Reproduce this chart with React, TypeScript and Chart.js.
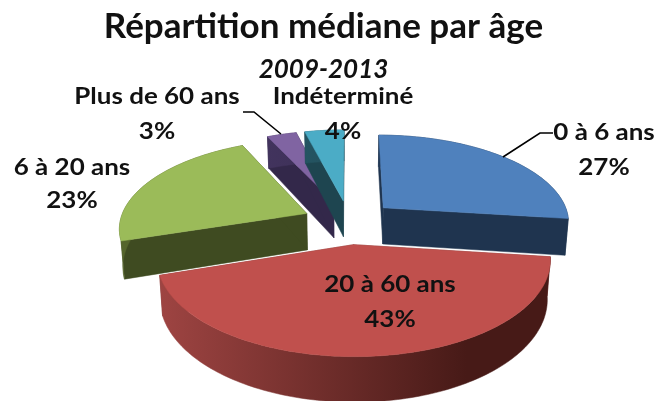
import React, { useEffect, useRef } from "react";
import { Chart, registerables } from "chart.js";

Chart.register(...registerables);

const categories = ["0 à 6 ans", "20 à 60 ans", "6 à 20 ans", "Plus de 60 ans", "Indéterminé"];
const shares = [27, 43, 23, 3, 4];
const topColors = ["#4f81bd", "#c0504d", "#9bbb59", "#8064a2", "#4bacc6"];
const wallColors = ["#1f344f", "#7a302e", "#3f4b21", "#33284a", "#1e4550"];
const rimLeft = ["#2a4565", "#a04543", "#55652c", "#4a3a68", "#2a6272"];
const rimRight = ["#1f344f", "#471a17", "#3f4b21", "#33284a", "#1e4550"];
const paintOrder = [1, 3, 4, 2, 0];
const labelFont = "bold 22px Lato";
const labelStretch = 1.18;
const labelSpots: [number, number, number, number][] = [
  [604, 133, 604, 168],
  [390, 285, 390, 320],
  [72, 168, 72, 201],
  [157, 97, 157, 132],
  [343, 97, 343, 132],
];
const leaders: ([number, number][] | null)[] = [
  [[553, 133], [540, 133], [503, 157]],
  null,
  null,
  [[243, 112], [254, 112], [281, 134]],
  null,
];

const CX = 349, CY = 222, A = 187, B = 87.6, K = 0.15, EXPLODE = 0.25, DEPTH = 37, SHRINK = 0.985;

function project(u: number, v: number, down: boolean): [number, number] {
  const s = 1 / (1 - K * v);
  const x = A * u * s, y = B * v * s;
  return down ? [CX + x * SHRINK, CY + y + DEPTH * s] : [CX + x, CY + y];
}

const pie3d = {
  id: "pie3d",
  beforeDatasetDraw(chart: any) {
    const ctx = chart.ctx as CanvasRenderingContext2D;
    const arcs = chart.getDatasetMeta(0).data;
    const STEP = 0.02;
    for (const i of paintOrder) {
      const { startAngle: a0, endAngle: a1 } = arcs[i];
      const mid = (a0 + a1) / 2;
      const ou = EXPLODE * Math.cos(mid), ov = EXPLODE * Math.sin(mid);
      const n = Math.max(2, Math.ceil((a1 - a0) / STEP));
      const rim: [number, number][] = [];
      for (let j = 0; j <= n; j++) {
        const a = a0 + ((a1 - a0) * j) / n;
        rim.push([ou + Math.cos(a), ov + Math.sin(a)]);
      }
      const poly = (pts: [number, number][], fill: any) => {
        ctx.beginPath();
        pts.forEach((p, k) => (k ? ctx.lineTo(p[0], p[1]) : ctx.moveTo(p[0], p[1])));
        ctx.closePath();
        ctx.fillStyle = fill;
        ctx.strokeStyle = fill;
        ctx.lineWidth = 0.5;
        ctx.fill();
        ctx.stroke();
      };
      const grad = ctx.createLinearGradient(CX - A * 1.05, 0, CX + A * 1.05, 0);
      grad.addColorStop(0, rimLeft[i]);
      grad.addColorStop(0.8, rimRight[i]);
      grad.addColorStop(1, rimRight[i]);
      const first = rim[0], last = rim[n];
      poly([project(ou, ov, false), project(first[0], first[1], false), project(first[0], first[1], true), project(ou, ov, true)], wallColors[i]);
      poly([project(ou, ov, false), project(last[0], last[1], false), project(last[0], last[1], true), project(ou, ov, true)], wallColors[i]);
      poly(
        [...rim.map((p) => project(p[0], p[1], false)), ...rim.slice().reverse().map((p) => project(p[0], p[1], true))],
        grad
      );
      poly([project(ou, ov, false), ...rim.map((p) => project(p[0], p[1], false))], topColors[i]);
    }
    return false;
  },
  afterDatasetsDraw(chart: any) {
    const ctx = chart.ctx as CanvasRenderingContext2D;
    ctx.save();
    ctx.strokeStyle = "#000";
    ctx.lineWidth = 1.6;
    for (const l of leaders) {
      if (!l) continue;
      ctx.beginPath();
      l.forEach((p, k) => (k ? ctx.lineTo(p[0], p[1]) : ctx.moveTo(p[0], p[1])));
      ctx.stroke();
    }
    ctx.fillStyle = "#111";
    ctx.font = labelFont;
    ctx.textAlign = "center";
    ctx.textBaseline = "middle";
    const put = (t: string, x: number, y: number) => {
      ctx.save();
      ctx.translate(x, y);
      ctx.scale(labelStretch, 1);
      ctx.fillText(t, 0, 0);
      ctx.restore();
    };
    categories.forEach((c, i) => {
      const [x1, y1, x2, y2] = labelSpots[i];
      put(c, x1, y1);
      put(shares[i] + "%", x2, y2);
    });
    ctx.restore();
  },
};

export default function App() {
  const ref = useRef<HTMLCanvasElement>(null);
  useEffect(() => {
    const chart = new Chart(ref.current!, {
      type: "pie",
      data: { labels: categories, datasets: [{ data: shares, backgroundColor: topColors }] },
      options: {
        animation: false,
        responsive: false,
        layout: { padding: { right: 11 } },
        plugins: {
          legend: { display: false },
          tooltip: { enabled: false },
          title: {
            display: true,
            text: "Répartition médiane par âge",
            color: "#111",
            font: { family: "Lato", size: 35, weight: "bold" },
            padding: { top: 6, bottom: 4 },
          },
          subtitle: {
            display: true,
            text: "2009-2013",
            color: "#111",
            font: { family: "Lato", size: 26, weight: "bold", style: "italic" },
            padding: { top: 2, bottom: 4 },
          },
        },
      },
      plugins: [pie3d],
    } as any);
    return () => chart.destroy();
  }, []);
  return (
    <div style={{ position: "absolute", left: 0, top: 0, width: 658, height: 401, background: "#fff" }}>
      <canvas ref={ref} width={658} height={401} style={{ display: "block" }} />
    </div>
  );
}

Problem to solve
Repeat the material exactly as it reads, without any of its pictures.

Final answer
Reproduce this chart with React, TypeScript and Chart.js.
import React, { useEffect, useRef } from "react";
import { Chart, registerables } from "chart.js";

Chart.register(...registerables);

const categories = ["0 à 6 ans", "20 à 60 ans", "6 à 20 ans", "Plus de 60 ans", "Indéterminé"];
const shares = [27, 43, 23, 3, 4];
const topColors = ["#4f81bd", "#c0504d", "#9bbb59", "#8064a2", "#4bacc6"];
const wallColors = ["#1f344f", "#7a302e", "#3f4b21", "#33284a", "#1e4550"];
const rimLeft = ["#2a4565", "#a04543", "#55652c", "#4a3a68", "#2a6272"];
const rimRight = ["#1f344f", "#471a17", "#3f4b21", "#33284a", "#1e4550"];
const paintOrder = [1, 3, 4, 2, 0];
const labelFont = "bold 22px Lato";
const labelStretch = 1.18;
const labelSpots: [number, number, number, number][] = [
  [604, 133, 604, 168],
  [390, 285, 390, 320],
  [72, 168, 72, 201],
  [157, 97, 157, 132],
  [343, 97, 343, 132],
];
const leaders: ([number, number][] | null)[] = [
  [[553, 133], [540, 133], [503, 157]],
  null,
  null,
  [[243, 112], [254, 112], [281, 134]],
  null,
];

const CX = 349, CY = 222, A = 187, B = 87.6, K = 0.15, EXPLODE = 0.25, DEPTH = 37, SHRINK = 0.985;

function project(u: number, v: number, down: boolean): [number, number] {
  const s = 1 / (1 - K * v);
  const x = A * u * s, y = B * v * s;
  return down ? [CX + x * SHRINK, CY + y + DEPTH * s] : [CX + x, CY + y];
}

const pie3d = {
  id: "pie3d",
  beforeDatasetDraw(chart: any) {
    const ctx = chart.ctx as CanvasRenderingContext2D;
    const arcs = chart.getDatasetMeta(0).data;
    const STEP = 0.02;
    for (const i of paintOrder) {
      const { startAngle: a0, endAngle: a1 } = arcs[i];
      const mid = (a0 + a1) / 2;
      const ou = EXPLODE * Math.cos(mid), ov = EXPLODE * Math.sin(mid);
      const n = Math.max(2, Math.ceil((a1 - a0) / STEP));
      const rim: [number, number][] = [];
      for (let j = 0; j <= n; j++) {
        const a = a0 + ((a1 - a0) * j) / n;
        rim.push([ou + Math.cos(a), ov + Math.sin(a)]);
      }
      const poly = (pts: [number, number][], fill: any) => {
        ctx.beginPath();
        pts.forEach((p, k) => (k ? ctx.lineTo(p[0], p[1]) : ctx.moveTo(p[0], p[1])));
        ctx.closePath();
        ctx.fillStyle = fill;
        ctx.strokeStyle = fill;
        ctx.lineWidth = 0.5;
        ctx.fill();
        ctx.stroke();
      };
      const grad = ctx.createLinearGradient(CX - A * 1.05, 0, CX + A * 1.05, 0);
      grad.addColorStop(0, rimLeft[i]);
      grad.addColorStop(0.8, rimRight[i]);
      grad.addColorStop(1, rimRight[i]);
      const first = rim[0], last = rim[n];
      poly([project(ou, ov, false), project(first[0], first[1], false), project(first[0], first[1], true), project(ou, ov, true)], wallColors[i]);
      poly([project(ou, ov, false), project(last[0], last[1], false), project(last[0], last[1], true), project(ou, ov, true)], wallColors[i]);
      poly(
        [...rim.map((p) => project(p[0], p[1], false)), ...rim.slice().reverse().map((p) => project(p[0], p[1], true))],
        grad
      );
      poly([project(ou, ov, false), ...rim.map((p) => project(p[0], p[1], false))], topColors[i]);
    }
    return false;
  },
  afterDatasetsDraw(chart: any) {
    const ctx = chart.ctx as CanvasRenderingContext2D;
    ctx.save();
    ctx.strokeStyle = "#000";
    ctx.lineWidth = 1.6;
    for (const l of leaders) {
      if (!l) continue;
      ctx.beginPath();
      l.forEach((p, k) => (k ? ctx.lineTo(p[0], p[1]) : ctx.moveTo(p[0], p[1])));
      ctx.stroke();
    }
    ctx.fillStyle = "#111";
    ctx.font = labelFont;
    ctx.textAlign = "center";
    ctx.textBaseline = "middle";
    const put = (t: string, x: number, y: number) => {
      ctx.save();
      ctx.translate(x, y);
      ctx.scale(labelStretch, 1);
      ctx.fillText(t, 0, 0);
      ctx.restore();
    };
    categories.forEach((c, i) => {
      const [x1, y1, x2, y2] = labelSpots[i];
      put(c, x1, y1);
      put(shares[i] + "%", x2, y2);
    });
    ctx.restore();
  },
};

export default function App() {
  const ref = useRef<HTMLCanvasElement>(null);
  useEffect(() => {
    const chart = new Chart(ref.current!, {
      type: "pie",
      data: { labels: categories, datasets: [{ data: shares, backgroundColor: topColors }] },
      options: {
        animation: false,
        responsive: false,
        layout: { padding: { right: 11 } },
        plugins: {
          legend: { display: false },
          tooltip: { enabled: false },
          title: {
            display: true,
            text: "Répartition médiane par âge",
            color: "#111",
            font: { family: "Lato", size: 35, weight: "bold" },
            padding: { top: 6, bottom: 4 },
          },
          subtitle: {
            display: true,
            text: "2009-2013",
            color: "#111",
            font: { family: "Lato", size: 26, weight: "bold", style: "italic" },
            padding: { top: 2, bottom: 4 },
          },
        },
      },
      plugins: [pie3d],
    } as any);
    return () => chart.destroy();
  }, []);
  return (
    <div style={{ position: "absolute", left: 0, top: 0, width: 658, height: 401, background: "#fff" }}>
      <canvas ref={ref} width={658} height={401} style={{ display: "block" }} />
    </div>
  );
}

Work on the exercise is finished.